Well, the Habs are down 3-1 to the mighty Capitals in their first-ever playoff match-up. While the fact itself wouldn't surprise anybody who hasn't seen any of the games, for those of us who have sat through every minute it is a major disappointment. The Canadiens have dominated significant portions of Games 2 and 4, but both times could not sustain the effort for a full 60 minutes and thus ended up on the losing end. It *could* have been 3-1 the other way or even a tie series, but bad breaks, bad breakdowns, and bad third periods have made the series what it is.
Tonight is Game 5 in the Caps' home barn. The crowd will of course be "Rocking the Red" and will be its usual boisterous self in support of Ovechkin and company. They will want to close out the series tonight to maximize their rest until Round Two begins, as a date with the Flyers looms on the horizon. For the Canadiens, there remains only a faint glimmer of hope. They will have to be perfect tonight in order to force a Game 6 back in Montreal. They cannot play very well for only 20, 40, 50 minutes; they must play excellent for a full three periods...and maybe even more.

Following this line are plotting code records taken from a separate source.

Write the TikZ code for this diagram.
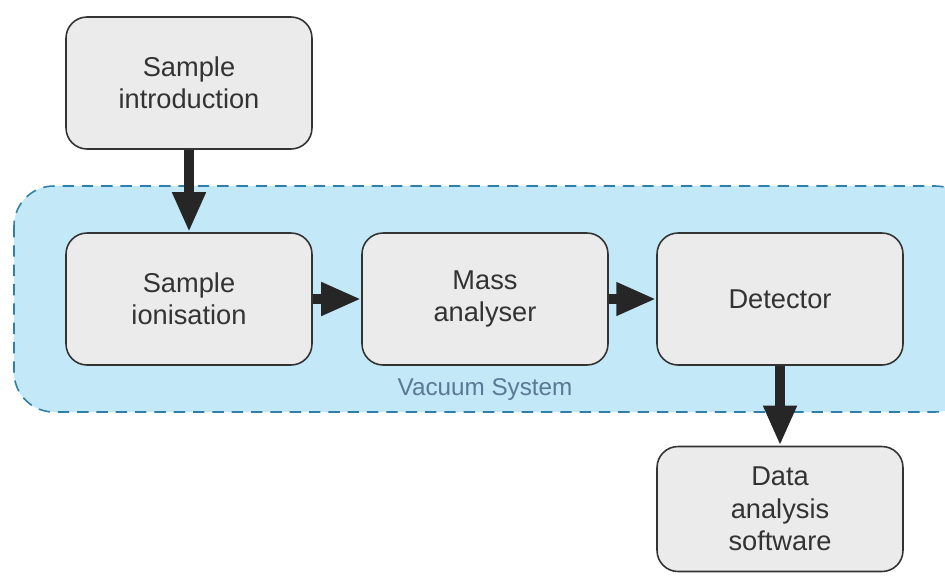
\documentclass[tikz,border=0pt]{standalone}
\usepackage{fontspec}
\setmainfont{Liberation Sans}
\usetikzlibrary{arrows.meta}
\definecolor{boxfill}{HTML}{EBEBEB}
\definecolor{boxline}{HTML}{333333}
\definecolor{vacfill}{HTML}{C3E8F7}
\definecolor{vacline}{HTML}{2F7FA9}
\definecolor{vactext}{HTML}{5B7894}

\begin{document}
\begin{tikzpicture}[x=0.02cm, y=-0.02cm, every node/.style={font=\fontsize{15.5}{18.5}\selectfont, text=boxline},
	blk/.style={draw=boxline, line width=0.9pt, fill=boxfill, rounded corners=0.42cm, minimum width=4.92cm, minimum height=2.64cm, align=center, inner sep=0pt},
	flow/.style={line width=0.21cm, -{Triangle[length=0.8cm, width=0.62cm]}, black!85}]
	\useasboundingbox (0,0) rectangle (945,575);
	\clip (0,0) rectangle (945,575);
	% vacuum area
	\draw[fill=vacfill, draw=vacline, line width=0.9pt, dash pattern=on 6.5pt off 4.5pt, rounded corners=0.8cm] (14,186) rectangle (975,412);
	\node[font=\fontsize{13.8}{16}\selectfont, text=vactext] (vac) at (485,390) {Vacuum System};
	% stages
	\node[blk] (intro) at (189,83) {Sample\\introduction};
	\node[blk] (ion) at (189,299) {Sample\\ionisation};
	\node[blk] (mass) at (485,299) {Mass\\analyser};
	\node[blk] (det) at (780,299) {Detector};
	\node[blk, minimum height=2.5cm] (data) at (780,509) {Data\\analysis\\software};
	% arrows
	\draw[flow] (intro) -- (ion);
	\draw[flow] (ion) -- (mass);
	\draw[flow] (mass) -- (det);
	\draw[flow] (det) -- (data);
\end{tikzpicture}
\end{document}
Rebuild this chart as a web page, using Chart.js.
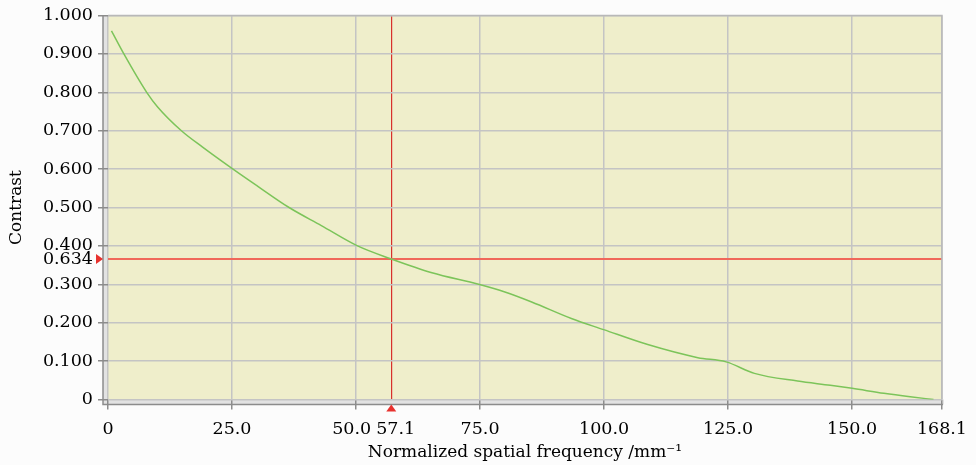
<!DOCTYPE html>
<html>
<head>
<meta charset="utf-8">
<script src="https://cdn.jsdelivr.net/npm/chart.js@4"></script>
<style>
  body { margin: 0; background: #fcfcfc; }
  #wrap { width: 976px; height: 465px; }
</style>
</head>
<body>
<div id="wrap"><canvas id="mtf"></canvas></div>
<script>
// values
const freq = [0.7, 3.2, 7.8, 10, 14.8, 19, 25.2, 30, 36.5, 43, 50.3, 57.1, 65.3, 74.7, 80, 85.4, 93.4, 99.9, 108.8, 118.9, 124.6, 130.3, 139, 145.6, 150, 156.4, 161.7, 166.4];
const contrast = [0.960, 0.900, 0.800, 0.762, 0.700, 0.658, 0.600, 0.557, 0.500, 0.453, 0.400, 0.366, 0.330, 0.300, 0.280, 0.254, 0.211, 0.182, 0.143, 0.109, 0.098, 0.068, 0.048, 0.037, 0.029, 0.016, 0.007, 0.0];

const xTicks = [0, 25, 50, 57.1, 75, 100, 125, 150, 168.1];
const yTicks = [0, 0.1, 0.2, 0.3, 0.366, 0.4, 0.5, 0.6, 0.7, 0.8, 0.9, 1.0];

const markerX = 57.1;
const markerY = 0.366;
const markerYLabel = "0.634";

const plotBg = "#efeecb";
const gridColor = "#c4c4c4";
const axisColor = "#8c8c8c";
const font = { family: "'DejaVu Serif', serif", size: 17.5 };

const frame = {
  id: "frame",
  beforeDraw(chart) {
    const { ctx, chartArea: a } = chart;
    ctx.save();
    // light band between plot and axes
    ctx.fillStyle = "#e2e2e2";
    ctx.fillRect(a.left - 5, a.top, 5, a.bottom - a.top + 5);
    ctx.fillRect(a.left - 5, a.bottom, a.right - a.left + 7, 5);
    ctx.fillStyle = plotBg;
    ctx.fillRect(a.left, a.top, a.right - a.left, a.bottom - a.top);
    ctx.restore();
  },
  afterDraw(chart) {
    const { ctx, chartArea: a, scales } = chart;
    ctx.save();
    ctx.strokeStyle = axisColor;
    ctx.lineWidth = 1.5;
    ctx.beginPath();
    ctx.moveTo(a.left - 5, a.top);
    ctx.lineTo(a.left - 5, a.bottom + 5);
    ctx.lineTo(a.right + 1, a.bottom + 5);
    ctx.stroke();
    ctx.strokeStyle = "#b8b8b8";
    ctx.beginPath();
    ctx.moveTo(a.left, a.top);
    ctx.lineTo(a.right, a.top);
    ctx.lineTo(a.right, a.bottom);
    ctx.stroke();
    // red markers
    ctx.fillStyle = "#e8322e";
    const py = scales.y.getPixelForValue(markerY);
    ctx.beginPath();
    ctx.moveTo(a.left - 12, py - 5);
    ctx.lineTo(a.left - 5, py);
    ctx.lineTo(a.left - 12, py + 5);
    ctx.closePath();
    ctx.fill();
    const px = scales.x.getPixelForValue(markerX);
    ctx.beginPath();
    ctx.moveTo(px - 5, a.bottom + 12);
    ctx.lineTo(px, a.bottom + 5);
    ctx.lineTo(px + 5, a.bottom + 12);
    ctx.closePath();
    ctx.fill();
    ctx.restore();
  }
};

function xLabel(v) {
  if (v === 0) return "0";
  // nudge the two crowded labels apart like the original
  if (v === 50) return "50.0\u2002";
  if (v === markerX) return "\u2002" + v.toFixed(1);
  return v.toFixed(1);
}

new Chart(document.getElementById("mtf"), {
  type: "line",
  data: {
    datasets: [{
      data: freq.map((f, i) => ({ x: f, y: contrast[i] })),
      borderColor: "#7cc45a",
      borderWidth: 1.5,
      pointRadius: 0,
      cubicInterpolationMode: "monotone"
    }]
  },
  options: {
    responsive: true,
    maintainAspectRatio: false,
    animation: false,
    layout: { padding: { top: 14, right: 30, bottom: 0, left: 0 } },
    plugins: { legend: { display: false }, tooltip: { enabled: false } },
    scales: {
      x: {
        type: "linear",
        min: 0,
        max: 168.1,
        afterBuildTicks: s => { s.ticks = xTicks.map(v => ({ value: v })); },
        afterFit: s => { s.height = 65.5; },
        border: { display: false },
        grid: {
          color: c => c.tick && c.tick.value === markerX ? "#d8302c" : gridColor,
          lineWidth: c => c.tick && c.tick.value === markerX ? 1.2 : 1.5,
          tickColor: c => c.tick && c.tick.value === markerX ? "rgba(0,0,0,0)" : axisColor,
          tickLength: 10
        },
        ticks: {
          autoSkip: false,
          maxRotation: 0,
          color: "#000",
          font: font,
          padding: 9,
          callback: xLabel
        },
        title: {
          display: true,
          text: "Normalized spatial frequency /mm⁻¹",
          color: "#000",
          font: { family: "'DejaVu Serif', serif", size: 17 },
          padding: { top: 0, bottom: 2 }
        }
      },
      y: {
        type: "linear",
        min: 0,
        max: 1,
        afterBuildTicks: s => { s.ticks = yTicks.map(v => ({ value: v })); },
        afterFit: s => { s.width = 108; },
        border: { display: false },
        grid: {
          color: c => c.tick && c.tick.value === markerY ? "#f0685a" : gridColor,
          lineWidth: c => c.tick && c.tick.value === markerY ? 2 : 1.5,
          tickColor: c => c.tick && c.tick.value === markerY ? "rgba(0,0,0,0)" : axisColor,
          tickLength: 10
        },
        ticks: {
          autoSkip: false,
          color: "#000",
          font: font,
          padding: 5,
          callback: v => v === markerY ? markerYLabel : (v === 0 ? "0" : v.toFixed(3))
        },
        title: {
          display: true,
          text: "Contrast",
          color: "#000",
          font: { family: "'DejaVu Serif', serif", size: 17 },
          padding: { top: 6, bottom: 0 }
        }
      }
    }
  },
  plugins: [frame]
});
</script>
</body>
</html>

The greatest burden of all falls on the shoulders of the goaltender. It is he who must stop the lethal offence led by the game's most offensive dynamo. This is the biggest game of his NHL career because if he does not win tonight, the future becomes very uncertain.
That goaltender is Jaroslav Halak.
It pains me that it is not Carey Price. However, I accept it. Halak has earned the right to bounce back tonight after Price couldn't stop the onslaught the other day. He has been very good many times this year. He will have to be tonight, because if the Habs lose tonight, not only will their season be over, but so too could the career of one of these two young men with the organization.
Both are restricted free agents this coming July, and you have to think that one of them will be moved prior to next season, whether it's a trade at the draft or via an offer sheet come July 1st. The ongoing sideshow doesn't benefit either player or the organization. Both are highly valued commodities: highly-skilled and -talented goaltenders in their early 20s that have demonstrated that they are capable of handling #1 responsibilities and carrying the load for a team. Price has the higher pedigree, but Halak has shown more this year than he has in any previous year. At 24, Halak is entering his prime years. At only 22, Price is not there yet. Both want to be #1, and there's only one goal in Montreal to tend. Something's gotta give...
Here is my ideal scenario at this point:
1. Halak is traded to a Western Conference team for a high draft pick (1st or 2nd round) and/or a prospect. This gets him out of Montreal and into a situation where we will not have to regularly deal with a Price v. Halak debate.
2. Re-sign Carey Price to a medium-term deal for decent money. Two years would be ideal, since he'd only be 24 and thus not yet eligible to become an unrestricted free agent at the end of the contract but the Habs would be able to make the judgment at that time whether he deserves the long-term deal that keeps him in the bleu, blanc, et rouge for life.
3. The Canadiens acquire a veteran goaltender that can provide leadership and mentor Price. They can be assured of seeing 20-30 games (depending on their performance as well as that of Price) in order to quell the ego but still give them enough moxie to want to push Price hard to earn the role. I really wish they'd pushed to bring in Olaf Kolzig for this after Huet was traded, but that didn't happen; Price hasn't really been the same without that veteran presence since. Marty Turco is the ideal candidate. At 35, he may still field offers to be a #1 making #1 money from some teams who really need someone like him. The Canadiens may have to overpay a little bit to secure his rights. I'm not sure what other goalies are available, but he's my first pick.
I'll get into other, less happy scenarios, later.
But for now, enjoy the game. Go Habs Go!